Repeat the lines below exactly as they appear, but leave out the images.
════════════════════
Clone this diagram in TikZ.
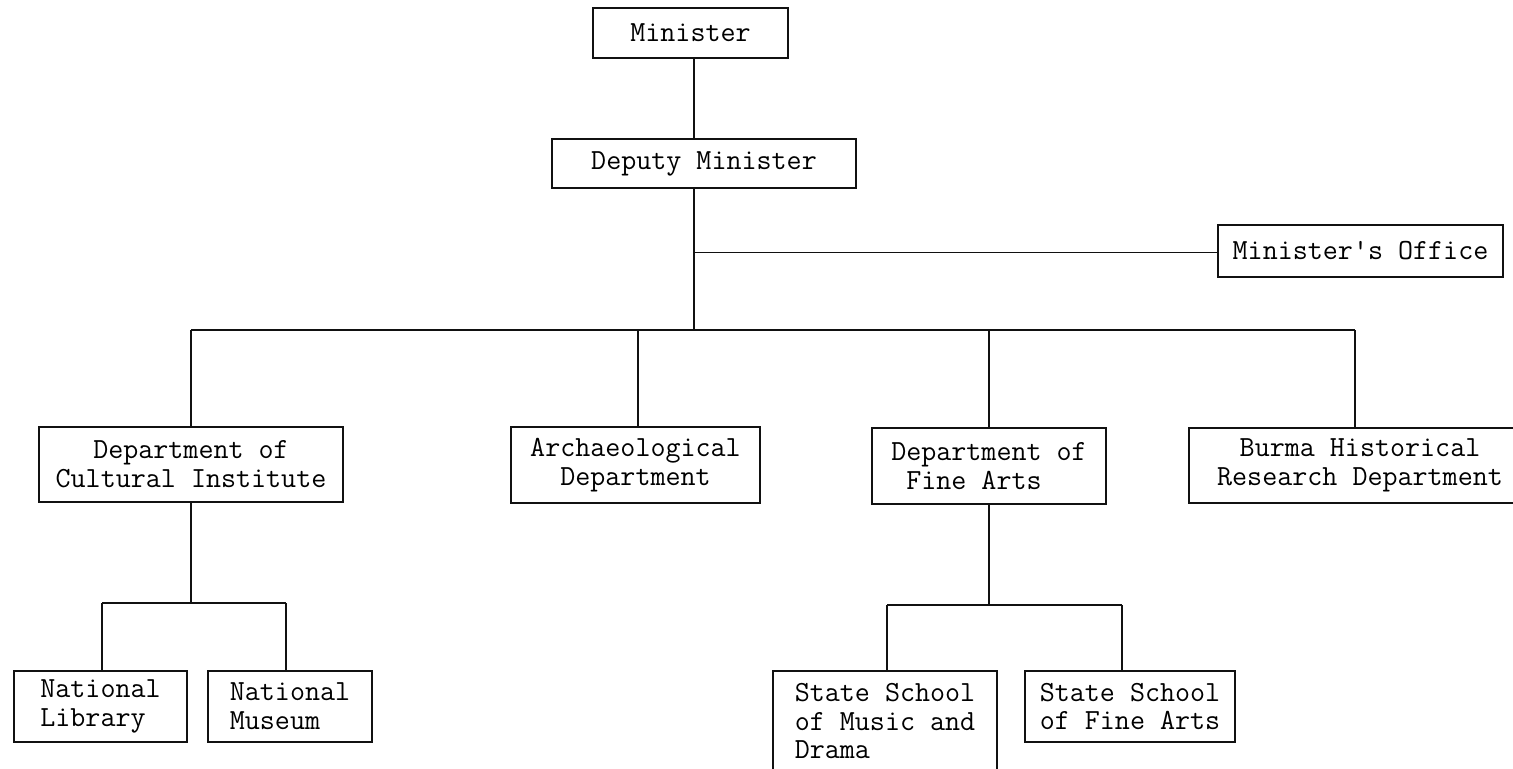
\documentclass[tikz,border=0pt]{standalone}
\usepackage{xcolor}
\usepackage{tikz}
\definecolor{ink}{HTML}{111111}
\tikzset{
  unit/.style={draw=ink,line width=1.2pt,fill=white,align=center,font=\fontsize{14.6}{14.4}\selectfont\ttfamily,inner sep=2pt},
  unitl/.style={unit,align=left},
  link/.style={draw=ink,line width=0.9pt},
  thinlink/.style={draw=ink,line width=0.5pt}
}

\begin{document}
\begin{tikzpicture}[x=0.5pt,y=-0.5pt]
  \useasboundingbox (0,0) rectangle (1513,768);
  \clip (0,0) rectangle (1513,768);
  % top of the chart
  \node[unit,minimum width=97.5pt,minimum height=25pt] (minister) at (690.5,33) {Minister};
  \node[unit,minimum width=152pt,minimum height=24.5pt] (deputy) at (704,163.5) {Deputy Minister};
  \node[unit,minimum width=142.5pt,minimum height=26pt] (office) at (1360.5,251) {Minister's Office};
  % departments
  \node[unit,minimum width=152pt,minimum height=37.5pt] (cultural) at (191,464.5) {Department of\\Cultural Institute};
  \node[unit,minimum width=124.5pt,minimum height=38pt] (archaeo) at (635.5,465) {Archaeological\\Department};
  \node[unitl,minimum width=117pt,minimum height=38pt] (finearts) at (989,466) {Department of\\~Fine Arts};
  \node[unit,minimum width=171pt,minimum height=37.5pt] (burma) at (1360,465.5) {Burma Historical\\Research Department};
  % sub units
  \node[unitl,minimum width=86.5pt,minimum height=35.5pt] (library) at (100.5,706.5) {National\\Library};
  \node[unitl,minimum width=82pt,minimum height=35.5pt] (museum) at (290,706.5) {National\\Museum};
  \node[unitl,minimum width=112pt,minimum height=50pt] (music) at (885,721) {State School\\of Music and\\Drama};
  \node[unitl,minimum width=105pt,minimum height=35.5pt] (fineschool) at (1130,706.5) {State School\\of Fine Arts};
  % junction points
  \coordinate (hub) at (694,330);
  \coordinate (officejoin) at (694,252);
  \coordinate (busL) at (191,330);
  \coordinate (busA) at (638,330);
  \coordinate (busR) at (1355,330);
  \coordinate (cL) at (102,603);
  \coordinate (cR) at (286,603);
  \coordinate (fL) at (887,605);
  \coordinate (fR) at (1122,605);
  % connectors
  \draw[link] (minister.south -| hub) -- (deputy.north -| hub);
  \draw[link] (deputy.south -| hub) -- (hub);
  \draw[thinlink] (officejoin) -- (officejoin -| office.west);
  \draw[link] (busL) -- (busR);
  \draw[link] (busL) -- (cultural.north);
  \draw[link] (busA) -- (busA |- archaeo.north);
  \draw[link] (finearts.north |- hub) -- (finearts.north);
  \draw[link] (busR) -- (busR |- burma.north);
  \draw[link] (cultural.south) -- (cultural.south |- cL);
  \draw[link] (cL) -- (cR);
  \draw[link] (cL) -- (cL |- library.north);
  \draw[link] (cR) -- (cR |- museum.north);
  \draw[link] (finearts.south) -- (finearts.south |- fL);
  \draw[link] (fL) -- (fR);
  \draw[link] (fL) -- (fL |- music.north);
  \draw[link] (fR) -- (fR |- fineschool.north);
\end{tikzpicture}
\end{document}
════════════════════
§ **ANSWER TO THE PROBLEM**:
Clone this diagram in TikZ.
\documentclass[tikz,border=0pt]{standalone}
\usepackage{xcolor}
\usepackage{tikz}
\definecolor{ink}{HTML}{111111}
\tikzset{
  unit/.style={draw=ink,line width=1.2pt,fill=white,align=center,font=\fontsize{14.6}{14.4}\selectfont\ttfamily,inner sep=2pt},
  unitl/.style={unit,align=left},
  link/.style={draw=ink,line width=0.9pt},
  thinlink/.style={draw=ink,line width=0.5pt}
}

\begin{document}
\begin{tikzpicture}[x=0.5pt,y=-0.5pt]
  \useasboundingbox (0,0) rectangle (1513,768);
  \clip (0,0) rectangle (1513,768);
  % top of the chart
  \node[unit,minimum width=97.5pt,minimum height=25pt] (minister) at (690.5,33) {Minister};
  \node[unit,minimum width=152pt,minimum height=24.5pt] (deputy) at (704,163.5) {Deputy Minister};
  \node[unit,minimum width=142.5pt,minimum height=26pt] (office) at (1360.5,251) {Minister's Office};
  % departments
  \node[unit,minimum width=152pt,minimum height=37.5pt] (cultural) at (191,464.5) {Department of\\Cultural Institute};
  \node[unit,minimum width=124.5pt,minimum height=38pt] (archaeo) at (635.5,465) {Archaeological\\Department};
  \node[unitl,minimum width=117pt,minimum height=38pt] (finearts) at (989,466) {Department of\\~Fine Arts};
  \node[unit,minimum width=171pt,minimum height=37.5pt] (burma) at (1360,465.5) {Burma Historical\\Research Department};
  % sub units
  \node[unitl,minimum width=86.5pt,minimum height=35.5pt] (library) at (100.5,706.5) {National\\Library};
  \node[unitl,minimum width=82pt,minimum height=35.5pt] (museum) at (290,706.5) {National\\Museum};
  \node[unitl,minimum width=112pt,minimum height=50pt] (music) at (885,721) {State School\\of Music and\\Drama};
  \node[unitl,minimum width=105pt,minimum height=35.5pt] (fineschool) at (1130,706.5) {State School\\of Fine Arts};
  % junction points
  \coordinate (hub) at (694,330);
  \coordinate (officejoin) at (694,252);
  \coordinate (busL) at (191,330);
  \coordinate (busA) at (638,330);
  \coordinate (busR) at (1355,330);
  \coordinate (cL) at (102,603);
  \coordinate (cR) at (286,603);
  \coordinate (fL) at (887,605);
  \coordinate (fR) at (1122,605);
  % connectors
  \draw[link] (minister.south -| hub) -- (deputy.north -| hub);
  \draw[link] (deputy.south -| hub) -- (hub);
  \draw[thinlink] (officejoin) -- (officejoin -| office.west);
  \draw[link] (busL) -- (busR);
  \draw[link] (busL) -- (cultural.north);
  \draw[link] (busA) -- (busA |- archaeo.north);
  \draw[link] (finearts.north |- hub) -- (finearts.north);
  \draw[link] (busR) -- (busR |- burma.north);
  \draw[link] (cultural.south) -- (cultural.south |- cL);
  \draw[link] (cL) -- (cR);
  \draw[link] (cL) -- (cL |- library.north);
  \draw[link] (cR) -- (cR |- museum.north);
  \draw[link] (finearts.south) -- (finearts.south |- fL);
  \draw[link] (fL) -- (fR);
  \draw[link] (fL) -- (fL |- music.north);
  \draw[link] (fR) -- (fR |- fineschool.north);
\end{tikzpicture}
\end{document}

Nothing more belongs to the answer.